Ad oggi già 66 persone seguite hanno ottenuto il permesso, altrettante sono a buon punto con l’iter burocratico. Questo dimostra che “molte persone che nutrono la platea di ‘irregolari’ senza permesso in realtà hanno i requisiti per il soggiorno”.
Lo step successivo del case management è “procurarsi i documenti necessari (come certificati di nascita, certificati medici o prove di altro tipo) per dimostrare che la persona si è integrata. Spesso incontriamo enormi difficoltà nei rapporti con gli uffici pubblici competenti ed è qui che gli operatori di Progetto Diritti sono più occupati”.
I cpr in Italia
L’approccio del case management rappresenta un’alternativa ai luoghi di detenzione amministrativa, i cpr, di cui pure si è molto parlato nel corso della mattinata: “Oggi in Italia ce ne sono 10 per una capienza complessiva di 1800 persone.

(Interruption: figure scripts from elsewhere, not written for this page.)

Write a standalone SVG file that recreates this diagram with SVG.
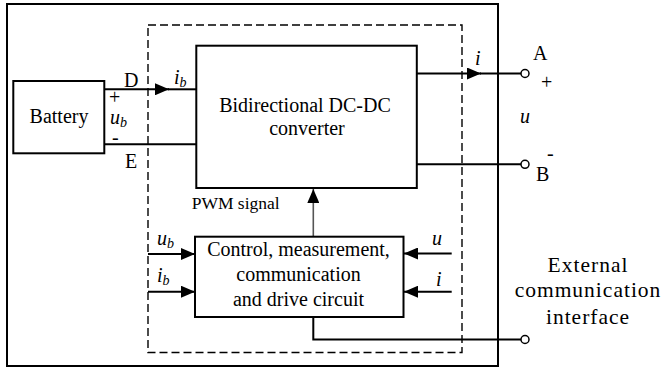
<svg xmlns="http://www.w3.org/2000/svg" width="662" height="368" viewBox="0 0 662 368" font-family="'Liberation Serif', 'DejaVu Serif', serif">
<style>
.box{fill:none;stroke:#000;stroke-width:2}
.dash{fill:none;stroke:#000;stroke-width:1.4;stroke-dasharray:8 4}
.w{fill:none;stroke:#000;stroke-width:2}
.g{fill:none;stroke:#555;stroke-width:1.6}
text{font-family:'Liberation Serif','DejaVu Serif',serif;font-size:20px;fill:#000}
.it{font-style:italic}
.sub{font-size:14px}
.ext{font-size:21.5px;letter-spacing:1px}
.term{fill:#fff;stroke:#000;stroke-width:1.5}
</style>
<defs>
<marker id="ah" markerUnits="userSpaceOnUse" markerWidth="14" markerHeight="12" refX="14" refY="6" orient="auto">
<path d="M0,0 L14,6 L0,12 z" fill="#000"/>
</marker>
</defs>
<rect id="outer" class="box" x="7" y="4" width="491" height="362"/>
<rect id="dashed-boundary" class="dash" x="148" y="25" width="314" height="327.5"/>
<g id="connectors">
<line class="w" x1="104" y1="89.3" x2="169" y2="89.3" marker-end="url(#ah)"/>
<line class="w" x1="168" y1="89.3" x2="196" y2="89.3"/>
<line class="w" x1="104" y1="144.3" x2="196" y2="144.3"/>
<line class="w" x1="417" y1="73.5" x2="481" y2="73.5" marker-end="url(#ah)"/>
<line class="w" x1="480" y1="73.5" x2="521" y2="73.5"/>
<line class="w" x1="417" y1="164.3" x2="521" y2="164.3"/>
<line class="g" x1="313.3" y1="236.5" x2="313.3" y2="189" marker-end="url(#ah)"/>
<line class="w" x1="148" y1="254" x2="195" y2="254" marker-end="url(#ah)"/>
<line class="w" x1="148" y1="291.7" x2="195" y2="291.7" marker-end="url(#ah)"/>
<line class="w" x1="451.7" y1="253.5" x2="404" y2="253.5" marker-end="url(#ah)"/>
<line class="w" x1="451.7" y1="291.7" x2="404" y2="291.7" marker-end="url(#ah)"/>
<polyline class="w" points="313.3,317 313.3,339.5 521,339.5"/>
</g>
<g id="battery">
<rect class="box" x="13.3" y="81" width="91" height="72.3"/>
<text x="59" y="123" text-anchor="middle">Battery</text>
</g>
<g id="converter">
<rect class="box" x="196.3" y="45.7" width="220.5" height="142.3"/>
<text x="305" y="111.5" text-anchor="middle">Bidirectional DC-DC</text>
<text x="307" y="135" text-anchor="middle">converter</text>
</g>
<g id="control">
<rect class="box" x="195" y="236.7" width="208.5" height="80.3"/>
<text x="298.5" y="256" text-anchor="middle">Control, measurement,</text>
<text x="298.5" y="281" text-anchor="middle">communication</text>
<text x="298.5" y="305.5" text-anchor="middle">and drive circuit</text>
</g>
<g id="terminal-A">
<circle class="term" cx="525" cy="73.5" r="4"/>
<text x="533" y="60">A</text>
<text x="541" y="88.5">+</text>
</g>
<g id="terminal-B">
<circle class="term" cx="525" cy="164.3" r="4"/>
<text x="547" y="159.5">-</text>
<text x="536" y="180.5">B</text>
</g>
<g id="external-interface">
<circle class="term" cx="525" cy="339.5" r="4"/>
<text class="ext" x="588" y="272" text-anchor="middle">External</text>
<text class="ext" x="588" y="297" text-anchor="middle">communication</text>
<text class="ext" x="588" y="324" text-anchor="middle">interface</text>
</g>
<g id="labels">
<text x="124" y="87">D</text>
<text class="it" x="174" y="84">i<tspan class="sub" dy="3">b</tspan></text>
<text x="109" y="104">+</text>
<text class="it" x="110" y="124">u<tspan class="sub" dy="3">b</tspan></text>
<text x="112" y="143.5">-</text>
<text x="125" y="168">E</text>
<text class="it" x="475" y="65">i</text>
<text class="it" x="520" y="123">u</text>
<text x="191.7" y="209" style="font-size:17.5px">PWM signal</text>
<text class="it" x="157" y="245">u<tspan class="sub" dy="3">b</tspan></text>
<text class="it" x="157" y="282">i<tspan class="sub" dy="3">b</tspan></text>
<text class="it" x="432" y="245">u</text>
<text class="it" x="436" y="286">i</text>
</g>
</svg>
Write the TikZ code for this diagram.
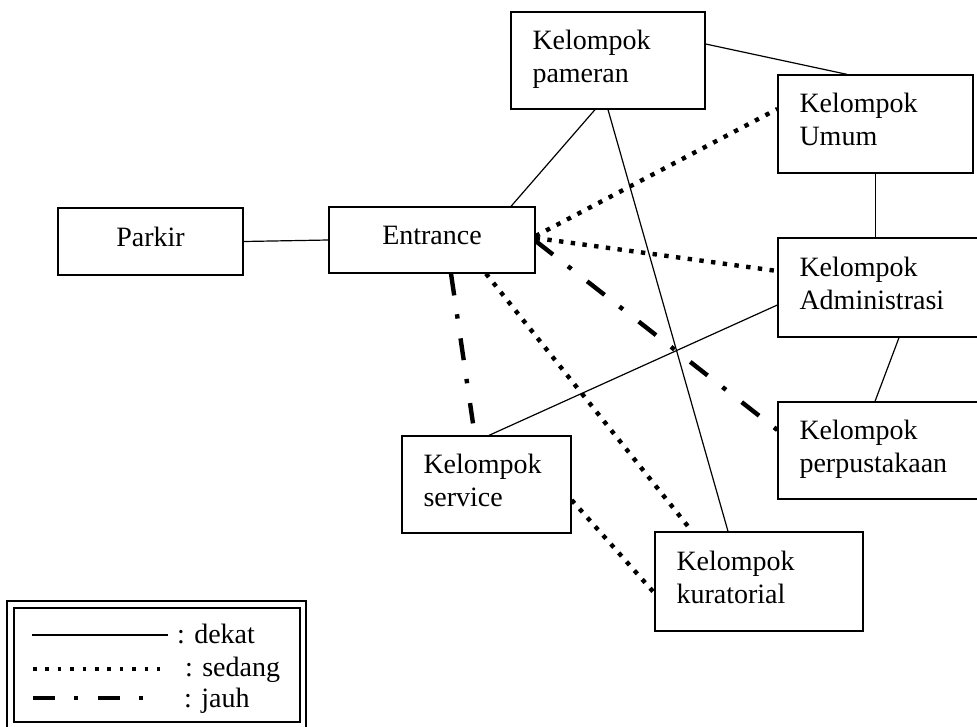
\documentclass[tikz,border=0pt]{standalone}
\usepackage{fontspec}
\setmainfont{Liberation Serif}
\usetikzlibrary{calc}
\begin{document}
\begin{tikzpicture}[x=1pt,y=-1pt,
  box/.style={draw, line width=1.3pt, inner ysep=0pt, font=\fontsize{28}{33}\selectfont},
  kbox/.style={box, align=left, inner xsep=21.5pt, text depth=42pt},
  sbox/.style={box, align=center, text depth=10pt},
  dekat/.style={line width=1.2pt},
  sedang/.style={line width=4.4pt, dash pattern=on 4.4pt off 7.4pt},
  sedangleg/.style={line width=3.6pt, dash pattern=on 3.6pt off 8.8pt},
  jauh/.style={line width=4.4pt, dash pattern=on 22pt off 19pt on 4.4pt off 20pt},
  legtext/.style={anchor=base west, inner sep=0pt, font=\fontsize{28}{33}\selectfont},
]
\useasboundingbox (0,0) rectangle (977,726);

% boxes
\node[sbox, minimum width=185pt, minimum height=67pt] (park) at (150.5,241.5) {Parkir};
\node[sbox, minimum width=206pt, minimum height=66pt] (ent) at (432,240) {Entrance};
\node[kbox, text width=151pt, minimum height=97pt] (pam) at (608,60.5) {Kelompok\\pameran};
\node[kbox, text width=152pt, minimum height=98pt] (umum) at (875.5,124) {Kelompok\\Umum};
\node[kbox, text width=179pt, minimum height=99pt] (adm) at (889,287.5) {Kelompok\\Administrasi};
\node[kbox, text width=179pt, minimum height=97pt] (pus) at (889,450.5) {Kelompok\\perpustakaan};
\node[kbox, text width=126pt, minimum height=97pt] (svc) at (486.5,484.5) {Kelompok\\service};
\node[kbox, text width=165pt, minimum height=99pt] (kur) at (759,581.5) {Kelompok\\kuratorial};

% dekat
\draw[dekat] (park.east) -- (ent.west);
\draw[dekat] ([xshift=79pt]ent.north) -- ([xshift=-13pt]pam.south);
\draw[dekat] ([yshift=16.5pt]pam.east) -- ([xshift=-28.5pt]umum.north);
\draw[dekat] (umum.south) -- (umum.south |- adm.north);
\draw[dekat] ([xshift=10pt]adm.south) -- ([xshift=-14pt]pus.north);
\draw[dekat] (pam.south) -- ([xshift=-31pt]kur.north);
\draw[dekat] ([yshift=-17.5pt]adm.west) -- ([xshift=2.5pt]svc.north);

% sedang
\draw[sedang] ([yshift=4pt]ent.east) -- ([yshift=15pt]umum.west);
\draw[sedang] ([yshift=2pt]ent.east) -- ([yshift=16.5pt]adm.west);
\draw[sedang] ([xshift=54pt]ent.south) -- ([xshift=-67pt]kur.north);
\draw[sedang] ([yshift=-15.5pt]svc.east) -- ([yshift=-11.5pt]kur.west);

% jauh
\draw[jauh] ([yshift=-1pt]ent.east) -- ([yshift=20.5pt]pus.west);
\draw[jauh] ([xshift=19pt]ent.south) -- ([xshift=-13.5pt,yshift=12pt]svc.north);

% legend
\draw[line width=1.2pt] (7,601) rectangle (306,732);
\draw[line width=1.2pt] (14,608) rectangle (300,722);
\coordinate (l1a) at (32,635); \coordinate (l1b) at (168,635);
\coordinate (l2a) at (33,669); \coordinate (l2b) at (160,669);
\coordinate (l3a) at (33,698); \coordinate (l3b) at (143,698);
\draw[dekat] (l1a) -- (l1b);
\draw[sedangleg] (l2a) -- (l2b);
\draw[jauh] (l3a) -- (l3b);
\node[legtext] (tdekat) at (177,643) {: dekat};
\node[legtext] (tsedang) at (185,676) {: sedang};
\node[legtext] (tjauh) at (184,707) {: jauh};
\end{tikzpicture}
\end{document}
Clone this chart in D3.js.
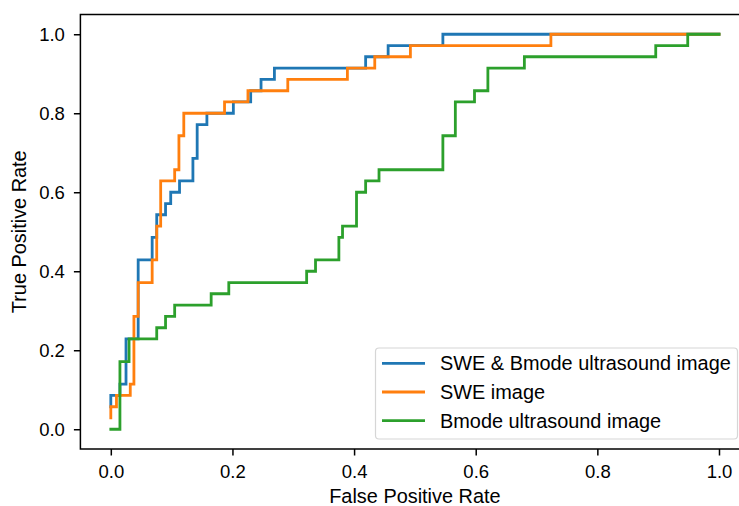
<!DOCTYPE html>
<html>
<head>
<meta charset="utf-8">
<script src="https://d3js.org/d3.v7.min.js"></script>
<style>
  body { margin: 0; background: #fff; }
  svg { display: block; font-family: "Liberation Sans", Arial, sans-serif; }
</style>
</head>
<body>
<svg width="739" height="506" class="roc-chart"></svg>
<script>
  // ROC corner points (fpr / tpr)
  const seriesNames = ["SWE & Bmode ultrasound image", "SWE image", "Bmode ultrasound image"];
  const seriesColors = ["#1f77b4", "#ff7f0e", "#2ca02c"];

  const combinedFpr = [0, 0, 0.015, 0.015, 0.025, 0.025, 0.045, 0.045, 0.068, 0.068, 0.0755, 0.0755,
    0.09, 0.09, 0.0985, 0.0985, 0.113, 0.113, 0.135, 0.135, 0.142, 0.142, 0.158, 0.158,
    0.2015, 0.2015, 0.23, 0.23, 0.247, 0.247, 0.269, 0.269, 0.419, 0.419, 0.456, 0.456,
    0.546, 0.546, 1.0];
  const combinedTpr = [0.057, 0.086, 0.086, 0.114, 0.114, 0.229, 0.229, 0.429, 0.429, 0.486, 0.486, 0.543,
    0.543, 0.571, 0.571, 0.6, 0.6, 0.629, 0.629, 0.686, 0.686, 0.771, 0.771, 0.8,
    0.8, 0.829, 0.829, 0.857, 0.857, 0.886, 0.886, 0.914, 0.914, 0.943, 0.943, 0.971,
    0.971, 1.0, 1.0];

  const sweFpr = [0, 0, 0.0093, 0.0093, 0.032, 0.032, 0.038, 0.038, 0.045, 0.045, 0.068, 0.068,
    0.0755, 0.0755, 0.082, 0.082, 0.105, 0.105, 0.112, 0.112, 0.12, 0.12, 0.187, 0.187,
    0.2255, 0.2255, 0.291, 0.291, 0.389, 0.389, 0.434, 0.434, 0.4926, 0.4926, 0.7236, 0.7236, 1.0];
  const sweTpr = [0.029, 0.057, 0.057, 0.086, 0.086, 0.114, 0.114, 0.286, 0.286, 0.371, 0.371, 0.429,
    0.429, 0.514, 0.514, 0.629, 0.629, 0.657, 0.657, 0.743, 0.743, 0.8, 0.8, 0.829,
    0.829, 0.857, 0.857, 0.886, 0.886, 0.914, 0.914, 0.943, 0.943, 0.971, 0.971, 1.0, 1.0];

  const bmodeFpr = [0, 0.015, 0.015, 0.030, 0.030, 0.0755, 0.0755, 0.09, 0.09, 0.105, 0.105, 0.165,
    0.165, 0.194, 0.194, 0.322, 0.322, 0.3366, 0.3366, 0.375, 0.375, 0.381, 0.381, 0.404,
    0.404, 0.419, 0.419, 0.441, 0.441, 0.546, 0.546, 0.5665, 0.5665, 0.598, 0.598, 0.62,
    0.62, 0.68, 0.68, 0.896, 0.896, 0.9486, 0.9486, 1.0];
  const bmodeTpr = [0, 0, 0.171, 0.171, 0.229, 0.229, 0.257, 0.257, 0.286, 0.286, 0.314, 0.314,
    0.343, 0.343, 0.371, 0.371, 0.4, 0.4, 0.429, 0.429, 0.486, 0.486, 0.514, 0.514,
    0.6, 0.6, 0.629, 0.629, 0.657, 0.657, 0.743, 0.743, 0.829, 0.829, 0.857, 0.857,
    0.914, 0.914, 0.943, 0.943, 0.971, 0.971, 1.0, 1.0];

  const tickValues = [0, 0.2, 0.4, 0.6, 0.8, 1.0];

  const fprs = [combinedFpr, sweFpr, bmodeFpr];
  const tprs = [combinedTpr, sweTpr, bmodeTpr];

  const svg = d3.select(".roc-chart");
  const tickSize = 18.5;   // tick label font
  const labelSize = 19.9;  // axis titles + legend

  // axes box (right edge runs past the picture, like the reference)
  const plotLeft = 80.4, plotRight = 749.4, plotTop = 14.5, plotBottom = 449;

  const x = d3.scaleLinear().domain([-0.05, 1.05]).range([plotLeft, plotRight]);
  const y = d3.scaleLinear().domain([-0.05, 1.05]).range([plotBottom, plotTop]);

  const line = d3.line()
    .x(d => x(d[0]))
    .y(d => y(d[1]));

  // curves
  fprs.forEach((f, i) => {
    const pts = f.map((v, j) => [v, tprs[i][j]]);
    svg.append("path")
      .datum(pts)
      .attr("d", line)
      .attr("fill", "none")
      .attr("stroke", seriesColors[i])
      .attr("stroke-width", 2.8)
      .attr("stroke-linejoin", "miter")
      .attr("stroke-linecap", "square");
  });

  // x axis
  const xAxis = svg.append("g")
    .attr("transform", "translate(0," + plotBottom + ")")
    .call(d3.axisBottom(x).tickValues(tickValues).tickFormat(d3.format(".1f"))
      .tickSize(6.5).tickPadding(9));

  // y axis
  const yAxis = svg.append("g")
    .attr("transform", "translate(" + plotLeft + ",0)")
    .call(d3.axisLeft(y).tickValues(tickValues).tickFormat(d3.format(".1f"))
      .tickSize(6.5).tickPadding(9));

  [xAxis, yAxis].forEach(g => {
    g.select(".domain").remove();
    g.selectAll(".tick line").attr("stroke", "#000").attr("stroke-width", 1.5);
    g.selectAll(".tick text")
      .attr("fill", "#000")
      .style("font-size", tickSize + "px")
      .style("font-family", "'Liberation Sans', Arial, sans-serif");
  });

  // frame
  svg.append("rect")
    .attr("x", plotLeft).attr("y", plotTop)
    .attr("width", plotRight - plotLeft).attr("height", plotBottom - plotTop)
    .attr("fill", "none")
    .attr("stroke", "#000")
    .attr("stroke-width", 1.5);

  // axis labels
  svg.append("text")
    .attr("x", (plotLeft + plotRight) / 2)
    .attr("y", 503)
    .attr("text-anchor", "middle")
    .style("font-size", labelSize + "px")
    .text("False Positive Rate");

  svg.append("text")
    .attr("transform", "translate(26," + (plotTop + plotBottom) / 2 + ") rotate(-90)")
    .attr("text-anchor", "middle")
    .style("font-size", labelSize + "px")
    .text("True Positive Rate");

  // legend
  const legend = svg.append("g");
  legend.append("rect")
    .attr("x", 375.5).attr("y", 348)
    .attr("width", 362).attr("height", 91)
    .attr("rx", 3.5)
    .attr("fill", "#fff").attr("fill-opacity", 0.8)
    .attr("stroke", "#d6d6d6").attr("stroke-width", 1.2);

  seriesNames.forEach((name, i) => {
    const ly = 363.3 + i * 28.7;
    legend.append("line")
      .attr("x1", 382).attr("x2", 425)
      .attr("y1", ly).attr("y2", ly)
      .attr("stroke", seriesColors[i])
      .attr("stroke-width", 2.8);
    legend.append("text")
      .attr("x", 440)
      .attr("y", ly)
      .attr("dy", "0.35em")
      .style("font-size", labelSize + "px")
      .text(name);
  });
</script>
</body>
</html>
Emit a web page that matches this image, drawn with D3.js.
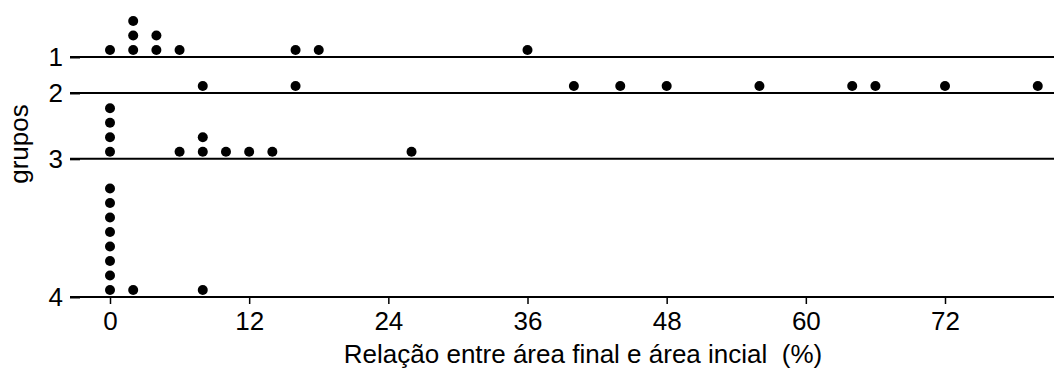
<html>
<head>
  <style>
    body {
      margin: 0;
      background: #ffffff;
    }

    text {
      font-family: "Liberation Sans", Arial, sans-serif;
      fill: #000;
    }
  </style>
</head>

<body>
  <div id="chart"></div>

  <script src="https://d3js.org/d3.v7.min.js"></script>
  <script>
    // groups (labels on the y axis) and where each sits on the y scale
    var groupLabels = ["1", "2", "3", "4"];
    var groupLevels = [1, 2, 3.83, 7.67];

    // values for each group (%)
    var group1 = [0, 2, 2, 2, 4, 4, 6, 16, 18, 36];
    var group2 = [8, 16, 40, 44, 48, 56, 64, 66, 72, 80];
    var group3 = [0, 0, 0, 0, 6, 8, 8, 10, 12, 14, 26];
    var group4 = [0, 0, 0, 0, 0, 0, 0, 0, 2, 8];

    var xTicks = [0, 12, 24, 36, 48, 60, 72];

    var width = 1054,
        height = 369,
        radius = 5,
        stackBase = 7,
        stackStep = 14.5,
        fontSize = 26;

    var svg = d3.select("#chart")
      .append("svg")
      .attr("width", width)
      .attr("height", height);

    var x = d3.scaleLinear()
      .domain([0, 72])
      .range([110, 945]);

    var y = d3.scaleLinear()
      .domain([1, 7.67])
      .range([57, 297]);

    var groups = [group1, group2, group3, group4];

    // stack equal values on top of each other, like stripchart(method = "stack")
    var points = [];
    groups.forEach(function (vals, gi) {
      var seen = {};
      vals.forEach(function (v) {
        var k = seen[v] || 0;
        seen[v] = k + 1;
        points.push({ value: v, level: groupLevels[gi], stack: k });
      });
    });

    // horizontal line for every group
    svg.append("g")
      .selectAll("line")
      .data(groupLevels)
      .enter().append("line")
      .attr("x1", 70)
      .attr("x2", width)
      .attr("y1", function (d) { return y(d); })
      .attr("y2", function (d) { return y(d); })
      .attr("stroke", "#000")
      .attr("stroke-width", 2);

    // x axis
    var xAxis = svg.append("g")
      .attr("transform", "translate(0," + y(groupLevels[3]) + ")")
      .call(d3.axisBottom(x).tickValues(xTicks).tickSize(7).tickPadding(8));
    xAxis.select(".domain").remove();
    xAxis.selectAll("line").attr("stroke-width", 1.5);
    xAxis.selectAll("text").attr("font-size", fontSize);

    // y axis
    var yAxis = svg.append("g")
      .attr("transform", "translate(80,0)")
      .call(d3.axisLeft(y)
        .tickValues(groupLevels)
        .tickFormat(function (d, i) { return groupLabels[i]; })
        .tickSize(10)
        .tickPadding(7));
    yAxis.select(".domain").remove();
    yAxis.selectAll("line").attr("stroke-width", 2);
    yAxis.selectAll("text").attr("font-size", fontSize);

    // dots
    svg.append("g")
      .selectAll("circle")
      .data(points)
      .enter().append("circle")
      .attr("cx", function (d) { return x(d.value); })
      .attr("cy", function (d) { return y(d.level) - stackBase - d.stack * stackStep; })
      .attr("r", radius)
      .attr("fill", "#000");

    // axis titles
    svg.append("text")
      .attr("x", 583)
      .attr("y", 363)
      .attr("text-anchor", "middle")
      .attr("font-size", fontSize)
      .style("white-space", "pre")
      .text("Relação entre área final e área incial  (%)");

    svg.append("text")
      .attr("transform", "translate(28,144) rotate(-90)")
      .attr("text-anchor", "middle")
      .attr("font-size", fontSize)
      .text("grupos");
  </script>
</body>
</html>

L’ex ministro dell’Interno Minniti aveva previsto un centro per ogni regione, ma ad oggi alcune regioni hanno più di un cpr mentre altre nessuno. Negli ultimi mesi il Governo ha stanziato più soldi del 2022 per i cpr e c’è stata un’apertura anche da parte di alcuni amministratori locali, come il sindaco e il prefetto di Firenze”. Durante la Tavola Rotonda è stato fatto notare che si tratta di “centri di detenzione amministrativa gestiti da privati: la Prefettura appalta la gestione di questi luoghi a società con scopo lucro” e si è citato un rapporto CILD da cui “emerge che, guardando le graduatorie, i vincitori degli appalti sono sempre gli stessi. Negli ultimi anni compaiono anche multinazionali, alcune delle quali contestate”.
Sono luoghi, si è ribadito nel corso del convegno, su cui si è creato “un velo opacità e in cui associazioni e giornalisti fanno fatica a entrare”.